6.7k Views Asked by At

I have a 900 MB file that I'd like to download to disk from S3 if it isn't already in place downloaded. Is there an easy way for me to only download the file if it isn't already in place? I know S3 supports querying MD5 checksum of files, but I'm hoping not to have to build this logic myself.

2

There are 2 best solutions below

1
On

You can use AWS CLI's s3 sync command.

Syncs directories and S3 prefixes. Recursively copies new and updated files from the source directory to the destination.

According to this forum thread, you can use sync to synchronize only one file:

aws s3 sync s3://bucket/path/ local/path/ --exclude "*" --include "File.txt"

It says: sync the given paths, exclude all files, but include "File.txt" - so it will sync only "File.txt" under those given paths.


Or with the Java SDK:

According to the javadoc, there is a getObjectMetadata method which will return information about an S3 object (file) without downloading it's contents.

The method returns an ObjectMetadata object which can give you some useful information:

Gets the value of the Last-Modified header, indicating the date and time at which Amazon S3 last recorded a modification to the associated object.

Gets the base64 encoded 128-bit MD5 digest of the associated object (content - not including headers) according to RFC 1864.

Gets the hex encoded 128-bit MD5 digest of the associated object according to RFC 1864.

0
On

I have used below code to download S3 files which have timestamp greater than the local folder timestamp. First it's check if any of the files in S3 folder have timestamp greater than the local folder timestamp.
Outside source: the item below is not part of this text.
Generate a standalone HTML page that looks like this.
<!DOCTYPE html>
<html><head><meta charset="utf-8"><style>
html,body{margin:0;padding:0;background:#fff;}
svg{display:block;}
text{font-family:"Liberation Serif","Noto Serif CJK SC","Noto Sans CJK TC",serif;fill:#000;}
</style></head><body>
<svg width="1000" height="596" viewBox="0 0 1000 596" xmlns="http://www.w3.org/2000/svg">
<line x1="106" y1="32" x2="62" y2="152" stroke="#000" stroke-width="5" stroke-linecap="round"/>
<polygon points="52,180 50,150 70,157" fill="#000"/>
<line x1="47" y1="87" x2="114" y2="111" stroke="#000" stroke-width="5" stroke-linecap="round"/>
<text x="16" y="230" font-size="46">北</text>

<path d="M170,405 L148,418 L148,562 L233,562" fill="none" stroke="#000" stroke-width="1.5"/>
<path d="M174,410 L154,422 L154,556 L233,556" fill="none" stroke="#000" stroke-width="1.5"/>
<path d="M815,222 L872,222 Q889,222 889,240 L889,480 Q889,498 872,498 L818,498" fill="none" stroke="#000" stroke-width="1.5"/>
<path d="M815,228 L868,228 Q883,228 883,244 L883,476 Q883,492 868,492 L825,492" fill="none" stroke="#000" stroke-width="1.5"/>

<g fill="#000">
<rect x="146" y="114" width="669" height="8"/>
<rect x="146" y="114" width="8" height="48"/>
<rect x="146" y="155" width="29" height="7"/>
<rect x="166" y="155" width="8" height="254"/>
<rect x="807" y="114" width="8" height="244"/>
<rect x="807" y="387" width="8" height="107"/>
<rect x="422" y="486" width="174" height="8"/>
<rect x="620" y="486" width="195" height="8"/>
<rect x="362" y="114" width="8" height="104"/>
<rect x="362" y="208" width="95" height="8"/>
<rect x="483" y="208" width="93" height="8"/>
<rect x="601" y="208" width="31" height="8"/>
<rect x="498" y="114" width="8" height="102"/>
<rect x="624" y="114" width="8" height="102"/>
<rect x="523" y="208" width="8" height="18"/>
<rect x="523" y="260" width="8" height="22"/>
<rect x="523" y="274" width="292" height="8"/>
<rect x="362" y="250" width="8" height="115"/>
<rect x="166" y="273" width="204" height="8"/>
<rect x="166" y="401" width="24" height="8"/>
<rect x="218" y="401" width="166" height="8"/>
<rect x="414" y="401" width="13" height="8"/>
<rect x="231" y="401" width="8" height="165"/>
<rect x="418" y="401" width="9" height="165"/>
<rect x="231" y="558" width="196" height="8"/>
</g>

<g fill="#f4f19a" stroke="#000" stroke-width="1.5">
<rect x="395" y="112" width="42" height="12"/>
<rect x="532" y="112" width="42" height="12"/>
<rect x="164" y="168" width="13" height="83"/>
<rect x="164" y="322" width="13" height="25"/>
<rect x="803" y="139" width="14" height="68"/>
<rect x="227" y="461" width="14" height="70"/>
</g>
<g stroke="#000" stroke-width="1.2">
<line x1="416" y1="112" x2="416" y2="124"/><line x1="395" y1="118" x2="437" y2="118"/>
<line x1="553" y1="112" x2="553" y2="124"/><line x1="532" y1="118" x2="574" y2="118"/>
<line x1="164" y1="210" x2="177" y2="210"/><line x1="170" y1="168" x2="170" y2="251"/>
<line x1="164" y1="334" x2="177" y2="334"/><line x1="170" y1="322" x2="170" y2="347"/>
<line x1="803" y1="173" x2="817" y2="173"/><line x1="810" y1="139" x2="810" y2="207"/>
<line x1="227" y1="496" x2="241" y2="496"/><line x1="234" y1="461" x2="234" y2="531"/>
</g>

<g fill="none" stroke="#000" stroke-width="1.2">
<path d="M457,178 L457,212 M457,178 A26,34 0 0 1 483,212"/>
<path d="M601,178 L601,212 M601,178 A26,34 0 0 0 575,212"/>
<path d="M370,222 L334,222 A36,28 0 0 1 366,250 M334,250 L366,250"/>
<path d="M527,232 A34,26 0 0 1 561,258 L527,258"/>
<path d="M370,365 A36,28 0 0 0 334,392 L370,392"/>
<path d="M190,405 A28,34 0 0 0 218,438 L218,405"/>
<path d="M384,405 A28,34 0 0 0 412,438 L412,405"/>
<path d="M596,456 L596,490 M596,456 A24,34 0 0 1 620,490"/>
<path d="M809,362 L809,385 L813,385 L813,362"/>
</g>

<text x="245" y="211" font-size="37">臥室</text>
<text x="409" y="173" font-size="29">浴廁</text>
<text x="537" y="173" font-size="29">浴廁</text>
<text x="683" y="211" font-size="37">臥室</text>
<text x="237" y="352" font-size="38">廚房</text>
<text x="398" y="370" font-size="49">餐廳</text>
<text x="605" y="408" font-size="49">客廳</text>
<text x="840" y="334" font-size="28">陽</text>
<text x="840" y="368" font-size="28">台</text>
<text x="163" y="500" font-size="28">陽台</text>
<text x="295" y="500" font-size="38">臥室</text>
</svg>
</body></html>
If yes then download those files only.

    TransferManager transferManager = TransferManagerBuilder.standard().build();
    AmazonS3 amazonS3 = AmazonS3ClientBuilder.standard().build();
            Path location = Paths.get("/data/test/");
            FileTime lastModifiedTime = null;
            try {
                lastModifiedTime = Files.getLastModifiedTime(location, LinkOption.NOFOLLOW_LINKS);
            } catch (IOException e) {
                e.printStackTrace();
            }

Date lastUpdatedTime = new Date(lastModifiedTime.toMillis());        

    ObjectListing listing = amazonS3.listObjects("bucket", "test-folder");
            List<S3ObjectSummary> summaries = listing.getObjectSummaries();
            for (S3ObjectSummary os: summaries) {
                if(os.getLastModified().after(lastUpdatedTime)) {
                    try {
                        String fileName="/data/test/"+os.getKey();
                        Download multipleFileDownload = transferManager.download(bucket, os.getKey(), new File(fileName));                        
                        while (multipleFileDownload.isDone() == false) {
                            Thread.sleep(1000);
                        }
                    }catch(InterruptedException i){
                        LOG.error("Exception Occurred while downloading the file ",i);
                    }
                }
            }